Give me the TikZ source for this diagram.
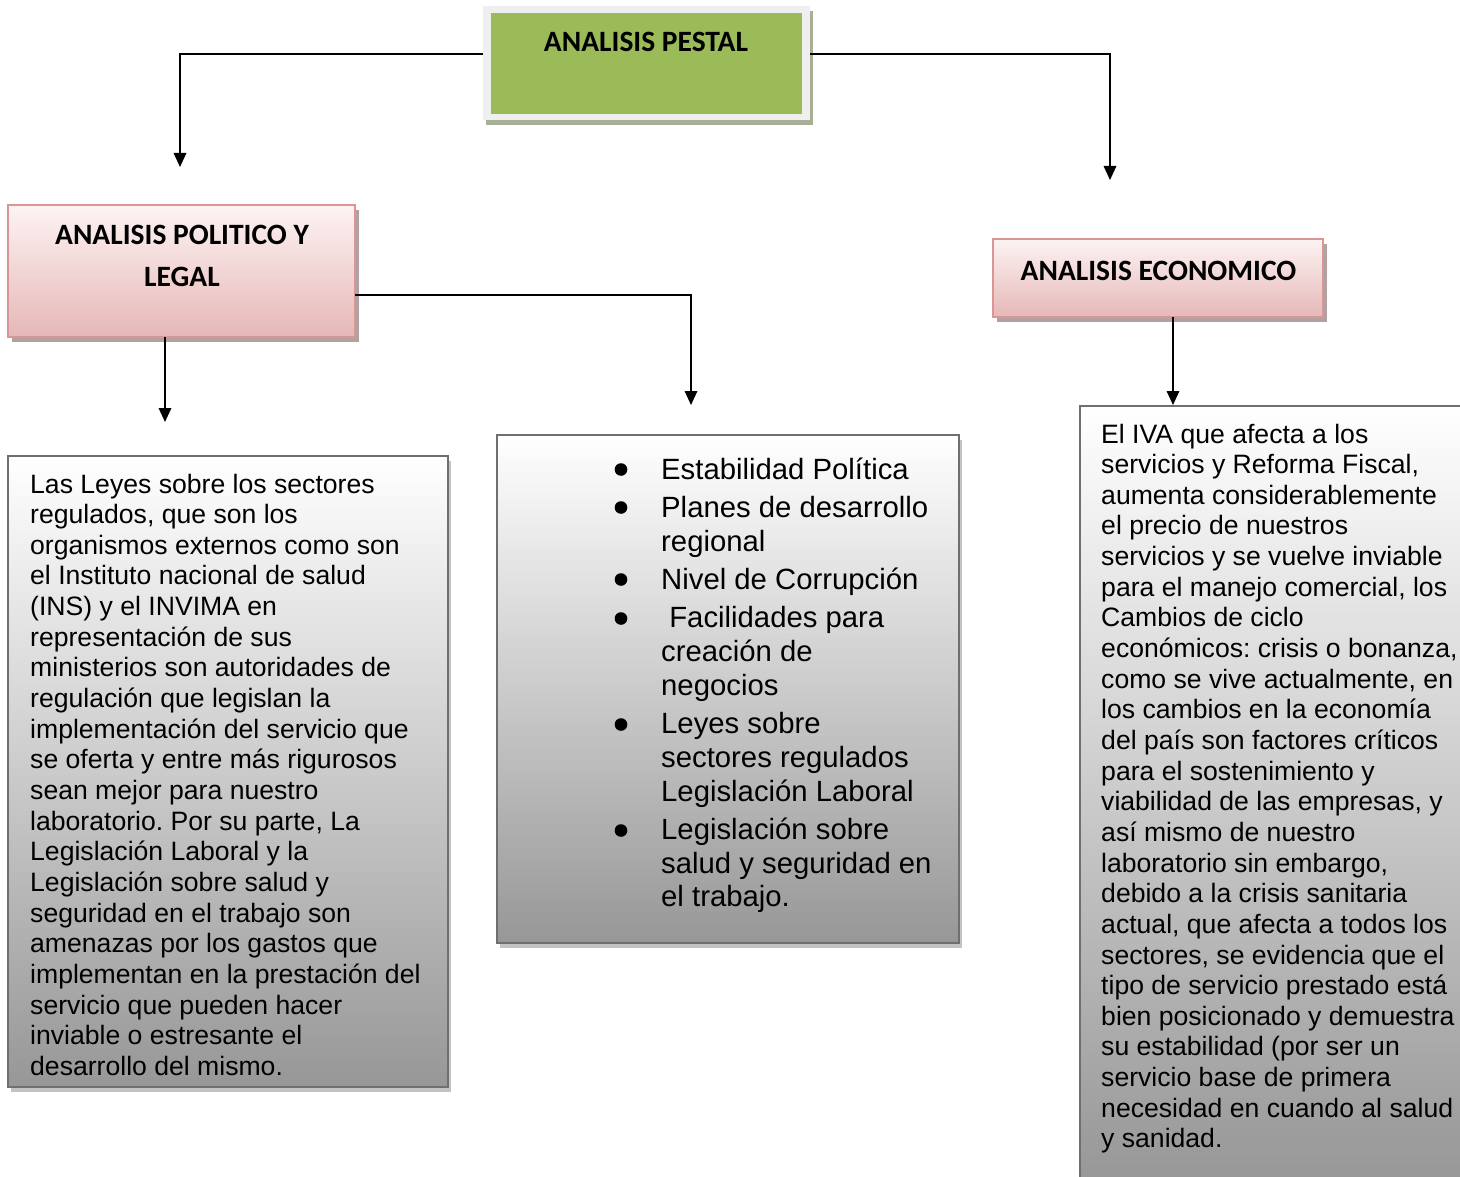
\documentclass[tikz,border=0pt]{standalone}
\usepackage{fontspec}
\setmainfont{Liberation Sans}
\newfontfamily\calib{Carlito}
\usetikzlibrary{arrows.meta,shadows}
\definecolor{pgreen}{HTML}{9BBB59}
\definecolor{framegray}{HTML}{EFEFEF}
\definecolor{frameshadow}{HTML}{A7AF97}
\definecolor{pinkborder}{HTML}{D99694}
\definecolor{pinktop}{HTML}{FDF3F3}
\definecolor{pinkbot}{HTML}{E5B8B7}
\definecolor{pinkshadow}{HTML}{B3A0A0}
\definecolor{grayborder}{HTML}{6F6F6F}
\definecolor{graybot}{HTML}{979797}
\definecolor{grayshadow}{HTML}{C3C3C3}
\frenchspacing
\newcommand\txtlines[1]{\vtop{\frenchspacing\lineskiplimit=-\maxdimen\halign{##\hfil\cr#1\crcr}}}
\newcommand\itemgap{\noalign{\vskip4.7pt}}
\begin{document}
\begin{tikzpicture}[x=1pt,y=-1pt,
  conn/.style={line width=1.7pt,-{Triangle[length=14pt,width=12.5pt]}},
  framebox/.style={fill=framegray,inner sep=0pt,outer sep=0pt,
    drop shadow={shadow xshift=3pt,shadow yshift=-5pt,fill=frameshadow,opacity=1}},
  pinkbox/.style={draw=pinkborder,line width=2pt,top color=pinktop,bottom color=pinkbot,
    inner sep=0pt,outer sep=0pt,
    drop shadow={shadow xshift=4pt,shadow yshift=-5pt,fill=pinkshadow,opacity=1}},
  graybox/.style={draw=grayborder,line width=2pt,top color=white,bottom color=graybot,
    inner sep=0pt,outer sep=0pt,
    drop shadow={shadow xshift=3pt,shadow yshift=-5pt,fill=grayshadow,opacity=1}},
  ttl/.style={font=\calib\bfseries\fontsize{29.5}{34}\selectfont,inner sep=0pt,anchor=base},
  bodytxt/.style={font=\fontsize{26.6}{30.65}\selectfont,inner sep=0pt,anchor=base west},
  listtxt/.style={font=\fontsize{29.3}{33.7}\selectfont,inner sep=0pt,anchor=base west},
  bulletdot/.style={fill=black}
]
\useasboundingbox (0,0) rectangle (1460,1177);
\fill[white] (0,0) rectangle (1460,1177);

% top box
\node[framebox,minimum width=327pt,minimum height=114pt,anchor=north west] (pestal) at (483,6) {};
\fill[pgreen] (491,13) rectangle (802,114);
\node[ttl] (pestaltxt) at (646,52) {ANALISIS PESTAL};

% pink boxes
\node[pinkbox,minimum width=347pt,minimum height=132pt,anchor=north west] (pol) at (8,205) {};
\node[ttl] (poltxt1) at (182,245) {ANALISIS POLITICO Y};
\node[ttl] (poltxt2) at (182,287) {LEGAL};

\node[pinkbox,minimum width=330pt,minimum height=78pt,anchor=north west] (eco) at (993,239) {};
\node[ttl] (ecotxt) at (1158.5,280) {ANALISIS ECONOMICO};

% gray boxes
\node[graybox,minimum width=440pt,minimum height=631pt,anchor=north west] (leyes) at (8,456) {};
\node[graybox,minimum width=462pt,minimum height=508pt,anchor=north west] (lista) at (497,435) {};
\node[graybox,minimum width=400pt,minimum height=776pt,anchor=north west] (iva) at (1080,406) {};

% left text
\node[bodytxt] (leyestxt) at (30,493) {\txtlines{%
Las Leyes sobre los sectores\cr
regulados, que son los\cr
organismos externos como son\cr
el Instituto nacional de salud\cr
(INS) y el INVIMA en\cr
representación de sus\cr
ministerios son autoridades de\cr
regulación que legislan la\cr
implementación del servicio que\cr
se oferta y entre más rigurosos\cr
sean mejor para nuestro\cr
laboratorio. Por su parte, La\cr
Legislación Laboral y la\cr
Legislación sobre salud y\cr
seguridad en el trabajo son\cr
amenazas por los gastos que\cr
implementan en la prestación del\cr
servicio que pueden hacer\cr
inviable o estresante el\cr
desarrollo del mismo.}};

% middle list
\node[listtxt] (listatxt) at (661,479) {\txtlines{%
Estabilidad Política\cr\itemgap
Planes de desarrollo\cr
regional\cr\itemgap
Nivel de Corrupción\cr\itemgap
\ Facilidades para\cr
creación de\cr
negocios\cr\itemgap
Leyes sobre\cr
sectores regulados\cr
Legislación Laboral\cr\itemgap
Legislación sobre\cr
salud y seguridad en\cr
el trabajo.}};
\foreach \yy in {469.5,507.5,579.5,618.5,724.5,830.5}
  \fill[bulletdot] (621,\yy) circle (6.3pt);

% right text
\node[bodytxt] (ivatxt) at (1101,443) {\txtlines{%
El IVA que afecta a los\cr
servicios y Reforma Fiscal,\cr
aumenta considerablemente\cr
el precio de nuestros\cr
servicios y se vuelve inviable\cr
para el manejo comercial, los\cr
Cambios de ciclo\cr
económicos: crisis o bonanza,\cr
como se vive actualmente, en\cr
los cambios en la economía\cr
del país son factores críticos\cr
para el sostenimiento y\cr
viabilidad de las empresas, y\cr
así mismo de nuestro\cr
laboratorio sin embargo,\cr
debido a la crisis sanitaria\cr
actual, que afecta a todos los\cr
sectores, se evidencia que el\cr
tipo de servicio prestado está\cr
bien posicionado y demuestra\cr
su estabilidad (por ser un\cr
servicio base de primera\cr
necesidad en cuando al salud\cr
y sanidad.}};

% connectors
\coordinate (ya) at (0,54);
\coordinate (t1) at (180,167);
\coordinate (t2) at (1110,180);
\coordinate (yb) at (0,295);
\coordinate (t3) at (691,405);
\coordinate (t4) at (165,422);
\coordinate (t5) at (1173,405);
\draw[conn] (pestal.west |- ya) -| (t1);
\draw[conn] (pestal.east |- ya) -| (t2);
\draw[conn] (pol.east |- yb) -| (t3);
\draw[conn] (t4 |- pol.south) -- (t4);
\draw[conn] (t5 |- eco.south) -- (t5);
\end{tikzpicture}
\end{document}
****************************************
Each line of the data should be quoted exactly, with pictures left out.

Solution:
Give me the TikZ source for this diagram.
\documentclass[tikz,border=0pt]{standalone}
\usepackage{fontspec}
\setmainfont{Liberation Sans}
\newfontfamily\calib{Carlito}
\usetikzlibrary{arrows.meta,shadows}
\definecolor{pgreen}{HTML}{9BBB59}
\definecolor{framegray}{HTML}{EFEFEF}
\definecolor{frameshadow}{HTML}{A7AF97}
\definecolor{pinkborder}{HTML}{D99694}
\definecolor{pinktop}{HTML}{FDF3F3}
\definecolor{pinkbot}{HTML}{E5B8B7}
\definecolor{pinkshadow}{HTML}{B3A0A0}
\definecolor{grayborder}{HTML}{6F6F6F}
\definecolor{graybot}{HTML}{979797}
\definecolor{grayshadow}{HTML}{C3C3C3}
\frenchspacing
\newcommand\txtlines[1]{\vtop{\frenchspacing\lineskiplimit=-\maxdimen\halign{##\hfil\cr#1\crcr}}}
\newcommand\itemgap{\noalign{\vskip4.7pt}}
\begin{document}
\begin{tikzpicture}[x=1pt,y=-1pt,
  conn/.style={line width=1.7pt,-{Triangle[length=14pt,width=12.5pt]}},
  framebox/.style={fill=framegray,inner sep=0pt,outer sep=0pt,
    drop shadow={shadow xshift=3pt,shadow yshift=-5pt,fill=frameshadow,opacity=1}},
  pinkbox/.style={draw=pinkborder,line width=2pt,top color=pinktop,bottom color=pinkbot,
    inner sep=0pt,outer sep=0pt,
    drop shadow={shadow xshift=4pt,shadow yshift=-5pt,fill=pinkshadow,opacity=1}},
  graybox/.style={draw=grayborder,line width=2pt,top color=white,bottom color=graybot,
    inner sep=0pt,outer sep=0pt,
    drop shadow={shadow xshift=3pt,shadow yshift=-5pt,fill=grayshadow,opacity=1}},
  ttl/.style={font=\calib\bfseries\fontsize{29.5}{34}\selectfont,inner sep=0pt,anchor=base},
  bodytxt/.style={font=\fontsize{26.6}{30.65}\selectfont,inner sep=0pt,anchor=base west},
  listtxt/.style={font=\fontsize{29.3}{33.7}\selectfont,inner sep=0pt,anchor=base west},
  bulletdot/.style={fill=black}
]
\useasboundingbox (0,0) rectangle (1460,1177);
\fill[white] (0,0) rectangle (1460,1177);

% top box
\node[framebox,minimum width=327pt,minimum height=114pt,anchor=north west] (pestal) at (483,6) {};
\fill[pgreen] (491,13) rectangle (802,114);
\node[ttl] (pestaltxt) at (646,52) {ANALISIS PESTAL};

% pink boxes
\node[pinkbox,minimum width=347pt,minimum height=132pt,anchor=north west] (pol) at (8,205) {};
\node[ttl] (poltxt1) at (182,245) {ANALISIS POLITICO Y};
\node[ttl] (poltxt2) at (182,287) {LEGAL};

\node[pinkbox,minimum width=330pt,minimum height=78pt,anchor=north west] (eco) at (993,239) {};
\node[ttl] (ecotxt) at (1158.5,280) {ANALISIS ECONOMICO};

% gray boxes
\node[graybox,minimum width=440pt,minimum height=631pt,anchor=north west] (leyes) at (8,456) {};
\node[graybox,minimum width=462pt,minimum height=508pt,anchor=north west] (lista) at (497,435) {};
\node[graybox,minimum width=400pt,minimum height=776pt,anchor=north west] (iva) at (1080,406) {};

% left text
\node[bodytxt] (leyestxt) at (30,493) {\txtlines{%
Las Leyes sobre los sectores\cr
regulados, que son los\cr
organismos externos como son\cr
el Instituto nacional de salud\cr
(INS) y el INVIMA en\cr
representación de sus\cr
ministerios son autoridades de\cr
regulación que legislan la\cr
implementación del servicio que\cr
se oferta y entre más rigurosos\cr
sean mejor para nuestro\cr
laboratorio. Por su parte, La\cr
Legislación Laboral y la\cr
Legislación sobre salud y\cr
seguridad en el trabajo son\cr
amenazas por los gastos que\cr
implementan en la prestación del\cr
servicio que pueden hacer\cr
inviable o estresante el\cr
desarrollo del mismo.}};

% middle list
\node[listtxt] (listatxt) at (661,479) {\txtlines{%
Estabilidad Política\cr\itemgap
Planes de desarrollo\cr
regional\cr\itemgap
Nivel de Corrupción\cr\itemgap
\ Facilidades para\cr
creación de\cr
negocios\cr\itemgap
Leyes sobre\cr
sectores regulados\cr
Legislación Laboral\cr\itemgap
Legislación sobre\cr
salud y seguridad en\cr
el trabajo.}};
\foreach \yy in {469.5,507.5,579.5,618.5,724.5,830.5}
  \fill[bulletdot] (621,\yy) circle (6.3pt);

% right text
\node[bodytxt] (ivatxt) at (1101,443) {\txtlines{%
El IVA que afecta a los\cr
servicios y Reforma Fiscal,\cr
aumenta considerablemente\cr
el precio de nuestros\cr
servicios y se vuelve inviable\cr
para el manejo comercial, los\cr
Cambios de ciclo\cr
económicos: crisis o bonanza,\cr
como se vive actualmente, en\cr
los cambios en la economía\cr
del país son factores críticos\cr
para el sostenimiento y\cr
viabilidad de las empresas, y\cr
así mismo de nuestro\cr
laboratorio sin embargo,\cr
debido a la crisis sanitaria\cr
actual, que afecta a todos los\cr
sectores, se evidencia que el\cr
tipo de servicio prestado está\cr
bien posicionado y demuestra\cr
su estabilidad (por ser un\cr
servicio base de primera\cr
necesidad en cuando al salud\cr
y sanidad.}};

% connectors
\coordinate (ya) at (0,54);
\coordinate (t1) at (180,167);
\coordinate (t2) at (1110,180);
\coordinate (yb) at (0,295);
\coordinate (t3) at (691,405);
\coordinate (t4) at (165,422);
\coordinate (t5) at (1173,405);
\draw[conn] (pestal.west |- ya) -| (t1);
\draw[conn] (pestal.east |- ya) -| (t2);
\draw[conn] (pol.east |- yb) -| (t3);
\draw[conn] (t4 |- pol.south) -- (t4);
\draw[conn] (t5 |- eco.south) -- (t5);
\end{tikzpicture}
\end{document}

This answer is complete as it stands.